* **What you should do**: Write out again, word for word, the lines below from the line that holds "Rebuild this chart" through the line that holds "wn_minor = [4050, 4150, 4250, 4350]", omitting pictures.
**** Raw records
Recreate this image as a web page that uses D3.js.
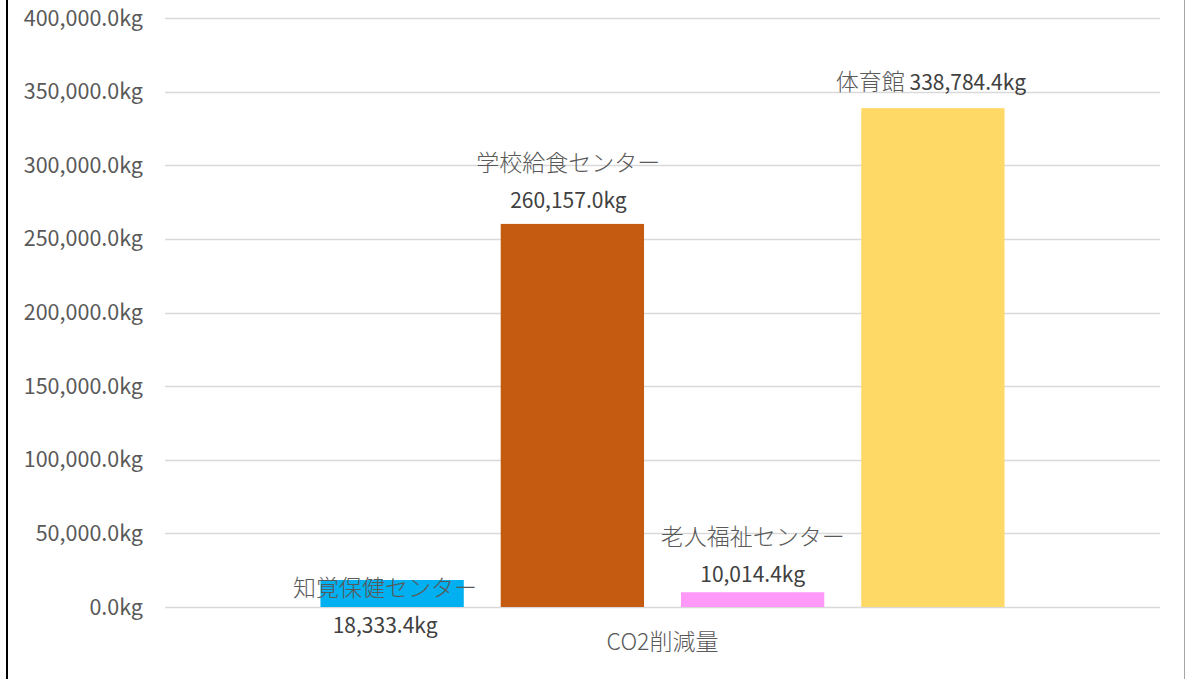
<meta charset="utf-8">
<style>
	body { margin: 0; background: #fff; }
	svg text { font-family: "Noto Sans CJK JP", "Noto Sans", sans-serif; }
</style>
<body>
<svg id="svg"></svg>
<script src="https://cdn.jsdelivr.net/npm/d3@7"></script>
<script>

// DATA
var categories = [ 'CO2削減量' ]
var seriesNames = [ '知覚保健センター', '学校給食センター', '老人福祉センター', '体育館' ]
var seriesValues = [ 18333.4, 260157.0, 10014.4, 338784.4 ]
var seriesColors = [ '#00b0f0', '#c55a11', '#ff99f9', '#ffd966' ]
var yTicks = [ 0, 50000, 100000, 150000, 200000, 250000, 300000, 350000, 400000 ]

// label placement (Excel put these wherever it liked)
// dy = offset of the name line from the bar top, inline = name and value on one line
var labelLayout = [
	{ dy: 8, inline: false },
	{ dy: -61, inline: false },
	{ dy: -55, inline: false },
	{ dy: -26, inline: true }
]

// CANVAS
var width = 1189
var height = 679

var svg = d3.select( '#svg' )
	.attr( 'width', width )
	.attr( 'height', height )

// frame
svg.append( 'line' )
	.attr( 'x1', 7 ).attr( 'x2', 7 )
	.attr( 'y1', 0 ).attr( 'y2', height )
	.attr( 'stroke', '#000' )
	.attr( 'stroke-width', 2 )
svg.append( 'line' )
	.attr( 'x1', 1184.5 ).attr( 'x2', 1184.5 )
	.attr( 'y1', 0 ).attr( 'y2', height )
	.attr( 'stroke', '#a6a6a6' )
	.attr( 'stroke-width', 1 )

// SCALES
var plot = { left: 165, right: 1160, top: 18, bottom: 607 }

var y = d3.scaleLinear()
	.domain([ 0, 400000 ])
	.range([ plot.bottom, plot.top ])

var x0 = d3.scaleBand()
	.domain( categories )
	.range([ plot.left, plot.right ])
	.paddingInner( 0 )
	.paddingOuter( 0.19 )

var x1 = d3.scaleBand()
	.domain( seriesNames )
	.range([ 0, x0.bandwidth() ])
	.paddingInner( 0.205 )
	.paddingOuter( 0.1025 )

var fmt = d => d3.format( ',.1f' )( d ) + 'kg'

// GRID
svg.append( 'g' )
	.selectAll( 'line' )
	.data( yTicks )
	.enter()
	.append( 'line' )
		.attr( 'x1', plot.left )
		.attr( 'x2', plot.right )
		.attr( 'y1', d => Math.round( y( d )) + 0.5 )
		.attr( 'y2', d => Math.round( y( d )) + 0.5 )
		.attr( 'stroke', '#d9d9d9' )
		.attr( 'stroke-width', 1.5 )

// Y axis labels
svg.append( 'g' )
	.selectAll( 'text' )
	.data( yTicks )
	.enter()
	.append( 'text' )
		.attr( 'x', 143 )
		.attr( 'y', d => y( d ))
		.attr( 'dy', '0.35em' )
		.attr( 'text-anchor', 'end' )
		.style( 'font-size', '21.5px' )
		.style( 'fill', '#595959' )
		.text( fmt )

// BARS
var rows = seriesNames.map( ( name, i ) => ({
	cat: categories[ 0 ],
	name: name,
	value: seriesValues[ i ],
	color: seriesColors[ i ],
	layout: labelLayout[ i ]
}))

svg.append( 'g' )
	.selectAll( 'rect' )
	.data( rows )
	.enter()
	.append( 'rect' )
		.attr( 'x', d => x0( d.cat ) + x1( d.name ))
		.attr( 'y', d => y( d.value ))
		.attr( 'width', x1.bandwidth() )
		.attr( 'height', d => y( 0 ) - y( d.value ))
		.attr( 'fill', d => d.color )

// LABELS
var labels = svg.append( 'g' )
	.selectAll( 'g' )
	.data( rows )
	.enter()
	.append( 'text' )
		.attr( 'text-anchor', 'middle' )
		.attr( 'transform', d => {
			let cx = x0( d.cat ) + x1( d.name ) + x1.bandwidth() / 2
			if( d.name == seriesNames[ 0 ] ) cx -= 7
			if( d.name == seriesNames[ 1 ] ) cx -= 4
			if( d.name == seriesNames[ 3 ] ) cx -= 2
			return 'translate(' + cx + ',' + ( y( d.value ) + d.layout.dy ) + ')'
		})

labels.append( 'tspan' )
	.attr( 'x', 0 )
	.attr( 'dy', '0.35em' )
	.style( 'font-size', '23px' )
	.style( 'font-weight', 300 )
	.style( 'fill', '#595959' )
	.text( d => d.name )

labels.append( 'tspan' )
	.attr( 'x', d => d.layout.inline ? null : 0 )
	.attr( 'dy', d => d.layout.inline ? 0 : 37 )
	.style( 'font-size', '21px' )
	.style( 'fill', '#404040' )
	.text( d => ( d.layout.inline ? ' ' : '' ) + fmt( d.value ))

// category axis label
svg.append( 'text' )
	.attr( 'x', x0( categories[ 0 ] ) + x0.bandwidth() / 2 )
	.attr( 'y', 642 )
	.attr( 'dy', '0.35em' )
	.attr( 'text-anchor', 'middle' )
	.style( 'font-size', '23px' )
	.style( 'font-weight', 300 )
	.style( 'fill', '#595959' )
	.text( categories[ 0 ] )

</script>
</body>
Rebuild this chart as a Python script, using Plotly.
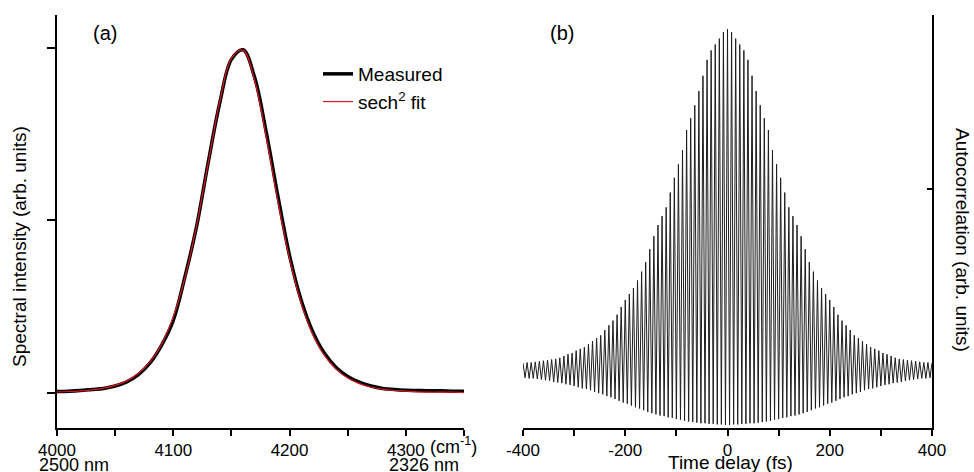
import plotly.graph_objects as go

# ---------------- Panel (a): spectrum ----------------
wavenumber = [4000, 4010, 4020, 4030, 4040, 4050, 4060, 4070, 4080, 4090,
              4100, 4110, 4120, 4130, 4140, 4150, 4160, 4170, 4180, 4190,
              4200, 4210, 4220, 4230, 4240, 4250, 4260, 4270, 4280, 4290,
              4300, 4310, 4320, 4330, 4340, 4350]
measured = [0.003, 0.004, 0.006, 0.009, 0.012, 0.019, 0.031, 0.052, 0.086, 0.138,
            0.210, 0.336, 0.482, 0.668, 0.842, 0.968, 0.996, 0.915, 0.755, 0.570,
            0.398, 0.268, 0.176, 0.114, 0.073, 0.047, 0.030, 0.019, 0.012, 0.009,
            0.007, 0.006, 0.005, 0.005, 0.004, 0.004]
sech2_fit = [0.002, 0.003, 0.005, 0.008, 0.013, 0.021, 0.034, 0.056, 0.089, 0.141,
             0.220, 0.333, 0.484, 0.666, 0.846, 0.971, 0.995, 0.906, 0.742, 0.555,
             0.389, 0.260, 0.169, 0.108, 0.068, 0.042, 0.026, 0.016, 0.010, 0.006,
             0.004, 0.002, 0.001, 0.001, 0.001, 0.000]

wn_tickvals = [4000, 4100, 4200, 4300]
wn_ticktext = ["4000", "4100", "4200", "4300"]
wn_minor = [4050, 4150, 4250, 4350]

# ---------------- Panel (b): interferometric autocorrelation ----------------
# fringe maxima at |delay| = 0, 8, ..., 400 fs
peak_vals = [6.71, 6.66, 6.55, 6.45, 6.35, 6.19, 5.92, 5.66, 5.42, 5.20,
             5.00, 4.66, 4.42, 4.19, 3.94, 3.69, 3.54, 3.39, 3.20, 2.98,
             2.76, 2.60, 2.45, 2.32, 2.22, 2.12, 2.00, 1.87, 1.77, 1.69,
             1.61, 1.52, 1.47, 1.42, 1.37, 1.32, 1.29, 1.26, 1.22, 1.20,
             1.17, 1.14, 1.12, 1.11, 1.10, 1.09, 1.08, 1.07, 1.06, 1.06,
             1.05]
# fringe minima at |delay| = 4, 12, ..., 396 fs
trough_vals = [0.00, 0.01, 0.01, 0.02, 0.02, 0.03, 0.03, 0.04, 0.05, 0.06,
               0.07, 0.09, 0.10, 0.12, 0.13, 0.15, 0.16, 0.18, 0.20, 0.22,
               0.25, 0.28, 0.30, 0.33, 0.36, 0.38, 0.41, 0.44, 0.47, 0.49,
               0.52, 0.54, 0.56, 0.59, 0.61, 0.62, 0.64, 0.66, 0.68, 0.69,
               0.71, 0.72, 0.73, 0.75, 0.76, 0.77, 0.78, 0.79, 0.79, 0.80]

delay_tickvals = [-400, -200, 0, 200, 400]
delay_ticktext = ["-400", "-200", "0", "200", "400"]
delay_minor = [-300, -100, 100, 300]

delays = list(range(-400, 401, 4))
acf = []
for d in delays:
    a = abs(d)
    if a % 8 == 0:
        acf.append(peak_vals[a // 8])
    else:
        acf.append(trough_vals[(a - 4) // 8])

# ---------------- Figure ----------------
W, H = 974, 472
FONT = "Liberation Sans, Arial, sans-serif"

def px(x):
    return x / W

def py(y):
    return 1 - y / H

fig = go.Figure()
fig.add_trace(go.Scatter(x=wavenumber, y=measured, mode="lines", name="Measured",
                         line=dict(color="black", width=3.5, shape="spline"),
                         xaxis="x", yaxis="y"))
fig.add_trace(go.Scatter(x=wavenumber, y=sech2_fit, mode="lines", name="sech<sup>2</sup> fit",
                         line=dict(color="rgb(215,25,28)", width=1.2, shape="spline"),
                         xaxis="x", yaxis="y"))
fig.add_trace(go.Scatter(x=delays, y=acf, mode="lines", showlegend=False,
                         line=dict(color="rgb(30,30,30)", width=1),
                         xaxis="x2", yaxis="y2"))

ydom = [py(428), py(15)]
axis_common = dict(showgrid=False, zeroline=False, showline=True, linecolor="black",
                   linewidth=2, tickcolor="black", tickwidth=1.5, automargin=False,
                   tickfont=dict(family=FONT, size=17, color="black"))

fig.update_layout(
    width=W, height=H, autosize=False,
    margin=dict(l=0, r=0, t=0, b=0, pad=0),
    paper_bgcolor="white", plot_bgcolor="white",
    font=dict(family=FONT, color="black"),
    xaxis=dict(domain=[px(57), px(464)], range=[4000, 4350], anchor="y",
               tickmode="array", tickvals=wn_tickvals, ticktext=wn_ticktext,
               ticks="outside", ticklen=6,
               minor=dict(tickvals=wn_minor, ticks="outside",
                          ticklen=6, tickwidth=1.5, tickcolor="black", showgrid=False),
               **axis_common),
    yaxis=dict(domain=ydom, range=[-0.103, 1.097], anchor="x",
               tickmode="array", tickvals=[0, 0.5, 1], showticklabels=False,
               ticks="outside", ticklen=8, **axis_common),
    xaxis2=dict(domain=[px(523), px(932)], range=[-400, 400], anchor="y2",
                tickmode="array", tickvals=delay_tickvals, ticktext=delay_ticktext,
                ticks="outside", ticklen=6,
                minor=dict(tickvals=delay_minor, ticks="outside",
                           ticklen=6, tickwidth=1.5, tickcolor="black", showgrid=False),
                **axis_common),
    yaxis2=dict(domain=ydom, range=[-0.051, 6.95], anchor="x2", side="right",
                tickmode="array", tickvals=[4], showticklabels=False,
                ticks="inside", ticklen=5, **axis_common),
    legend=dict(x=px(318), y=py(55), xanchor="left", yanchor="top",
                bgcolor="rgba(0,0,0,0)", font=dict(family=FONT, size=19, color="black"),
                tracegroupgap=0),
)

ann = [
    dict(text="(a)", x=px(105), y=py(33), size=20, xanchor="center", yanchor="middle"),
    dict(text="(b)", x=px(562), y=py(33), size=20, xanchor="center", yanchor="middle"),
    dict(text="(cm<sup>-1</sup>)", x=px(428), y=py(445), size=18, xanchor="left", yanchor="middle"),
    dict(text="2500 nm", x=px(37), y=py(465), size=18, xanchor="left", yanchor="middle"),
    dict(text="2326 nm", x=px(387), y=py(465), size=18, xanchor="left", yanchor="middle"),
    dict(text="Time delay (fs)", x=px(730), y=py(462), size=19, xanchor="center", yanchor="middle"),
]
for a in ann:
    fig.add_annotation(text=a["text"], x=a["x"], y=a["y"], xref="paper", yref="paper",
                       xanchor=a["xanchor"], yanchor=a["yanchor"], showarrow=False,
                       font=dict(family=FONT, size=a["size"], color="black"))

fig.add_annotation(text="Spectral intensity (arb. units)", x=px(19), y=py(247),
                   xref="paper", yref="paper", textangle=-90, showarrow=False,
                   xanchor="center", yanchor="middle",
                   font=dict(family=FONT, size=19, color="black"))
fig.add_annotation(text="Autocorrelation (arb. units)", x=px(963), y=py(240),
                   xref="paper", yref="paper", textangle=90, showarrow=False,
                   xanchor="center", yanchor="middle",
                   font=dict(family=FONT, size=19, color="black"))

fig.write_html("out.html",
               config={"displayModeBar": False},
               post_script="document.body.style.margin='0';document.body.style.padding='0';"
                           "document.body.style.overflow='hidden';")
********
* **Solution to this problem**:
Rebuild this chart as a Python script, using Plotly.
import plotly.graph_objects as go

# ---------------- Panel (a): spectrum ----------------
wavenumber = [4000, 4010, 4020, 4030, 4040, 4050, 4060, 4070, 4080, 4090,
              4100, 4110, 4120, 4130, 4140, 4150, 4160, 4170, 4180, 4190,
              4200, 4210, 4220, 4230, 4240, 4250, 4260, 4270, 4280, 4290,
              4300, 4310, 4320, 4330, 4340, 4350]
measured = [0.003, 0.004, 0.006, 0.009, 0.012, 0.019, 0.031, 0.052, 0.086, 0.138,
            0.210, 0.336, 0.482, 0.668, 0.842, 0.968, 0.996, 0.915, 0.755, 0.570,
            0.398, 0.268, 0.176, 0.114, 0.073, 0.047, 0.030, 0.019, 0.012, 0.009,
            0.007, 0.006, 0.005, 0.005, 0.004, 0.004]
sech2_fit = [0.002, 0.003, 0.005, 0.008, 0.013, 0.021, 0.034, 0.056, 0.089, 0.141,
             0.220, 0.333, 0.484, 0.666, 0.846, 0.971, 0.995, 0.906, 0.742, 0.555,
             0.389, 0.260, 0.169, 0.108, 0.068, 0.042, 0.026, 0.016, 0.010, 0.006,
             0.004, 0.002, 0.001, 0.001, 0.001, 0.000]

wn_tickvals = [4000, 4100, 4200, 4300]
wn_ticktext = ["4000", "4100", "4200", "4300"]
wn_minor = [4050, 4150, 4250, 4350]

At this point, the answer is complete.